Maschinenbau sollte nachbessern
Nicht zu unterschätzen ist auch der Maschinenbau, der in Europa hervorragend, aber in Richtung Batteriezellproduktion nur zum Teil ertüchtigt ist. Hier muss noch nachgebessert werden. Es ist eine wechselseitige gemeinsame Weiterentwicklung, die aber auch noch weitere Chancen bietet.
Gelingt die Verbesserung von Produktionsschritten und Abläufen in der Batteriezellproduktion, so muss der Wettbewerb erst die Maschinen abschreiben.
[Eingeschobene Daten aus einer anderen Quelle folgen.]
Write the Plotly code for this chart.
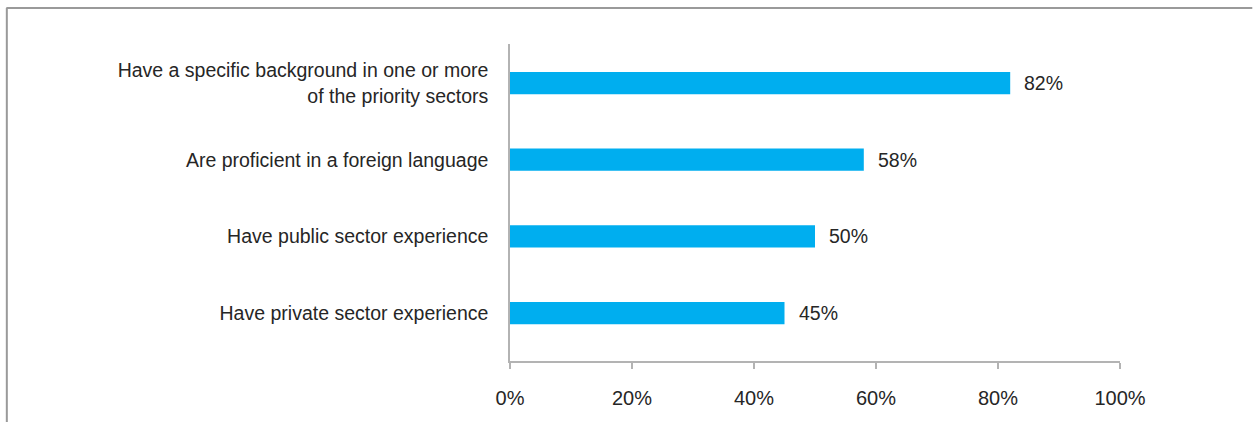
import plotly.graph_objects as go

# Share of respondents by attribute
categories = [
    "Have a specific background in one or more<br>of the priority sectors",
    "Are proficient in a foreign language",
    "Have public sector experience",
    "Have private sector experience",
]
values = [82, 58, 50, 45]
x_ticks = [0, 20, 40, 60, 80, 100]
x_tick_labels = ["0%", "20%", "40%", "60%", "80%", "100%"]

W, H = 1253, 422
M_L, M_R, M_T, M_B = 509.5, 132.5, 44, 61
FONT = "Liberation Sans Narrow, Arial Narrow, Liberation Sans, Arial, sans-serif"
TEXT = "#262626"
AXIS = "#b3b3b3"
BAR = "#00aeef"

fig = go.Figure()
fig.add_trace(go.Bar(
    x=values,
    y=categories,
    orientation="h",
    marker=dict(color=BAR, line=dict(width=0)),
    width=0.29,
    hoverinfo="skip",
))

# value labels to the right of each bar
for v, c in zip(values, categories):
    fig.add_annotation(
        x=v, y=c, xref="x", yref="y",
        text=f"{v}%", showarrow=False,
        xanchor="left", yanchor="middle", xshift=12,
        font=dict(family=FONT, size=19.5, color=TEXT),
    )

pw = W - M_L - M_R
ph = H - M_T - M_B

def px_x(p):
    return (p - M_L) / pw

def px_y(p):
    return (H - M_B - p) / ph

# outer frame: top and left edges
frame = dict(color="#9a9a9a", width=2)
fig.add_shape(type="line", xref="paper", yref="paper",
              x0=px_x(5), x1=px_x(W), y0=px_y(8), y1=px_y(8), line=frame)
fig.add_shape(type="line", xref="paper", yref="paper",
              x0=px_x(5.5), x1=px_x(5.5), y0=px_y(8), y1=px_y(H), line=frame)

fig.update_layout(
    width=W, height=H,
    margin=dict(l=M_L, r=M_R, t=M_T, b=M_B, pad=0),
    paper_bgcolor="white", plot_bgcolor="white",
    showlegend=False,
    font=dict(family=FONT, size=19.5, color=TEXT),
    xaxis=dict(
        range=[0, 100], tickvals=x_ticks, ticktext=x_tick_labels,
        showgrid=False, zeroline=False,
        showline=True, linecolor=AXIS, linewidth=1.5,
        ticks="outside", ticklen=6, tickcolor=AXIS, tickwidth=1.5,
        ticklabelstandoff=12,
        tickfont=dict(family=FONT, size=20, color=TEXT),
    ),
    yaxis=dict(
        type="category", categoryorder="array", categoryarray=categories,
        range=[3.626, -0.509],
        showgrid=False, zeroline=False,
        showline=True, linecolor=AXIS, linewidth=1.5,
        ticks="", ticklabelstandoff=16,
        tickfont=dict(family=FONT, size=19.5, color=TEXT),
    ),
)

fig.write_html("out.html")
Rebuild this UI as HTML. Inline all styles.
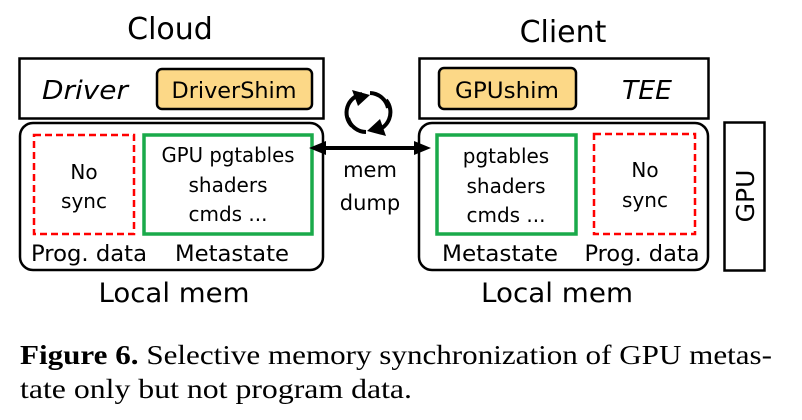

Und hat auf einmal die „veraltete“ Technologie. Da noch so viel in der Produktion von Batteriezellen besser gemacht werden kann – da das Produkt hochkomplex ist – sind am Ende sogar Chancen da, Technologieführerschaft zurückzuholen.
Hochkomplex betrifft nicht nur „Mechanik“, sondern auch, dass die Batteriezelle nur kinetisch, aber nicht thermodynamisch stabil ist. Das heißt: Es laufen immer parallel Seitenreaktionen ab, die eine Batteriezelle degenerieren. Je besser sie produziert wurde, desto langsamer sind diese Seitenreaktionen und desto langlebiger die ganze Batterie.
Produktion von Batteriezellen als Schlüsseltechnologie etablieren
Wir brauchen Produktionsforschung und -entwicklung in Bezug auf Batteriezellen, nicht neue Chemien. Und wir brauchen den klaren Willen, Batteriezellproduktion als eine Schlüsseltechnologie in Europa zu etablieren, um nicht neue Abhängigkeiten zu schaffen.
Denn wenn man eines aus der aktuellen geopolitischen Lage lernen kann: Abhängigkeiten werden irgendwann gnadenlos ausgenutzt und fallen auf die Füße. Batteriezellen sollten nicht auch noch das „Gas von morgen“ werden. Der Zug ist hier zum Glück noch nicht abgefahren.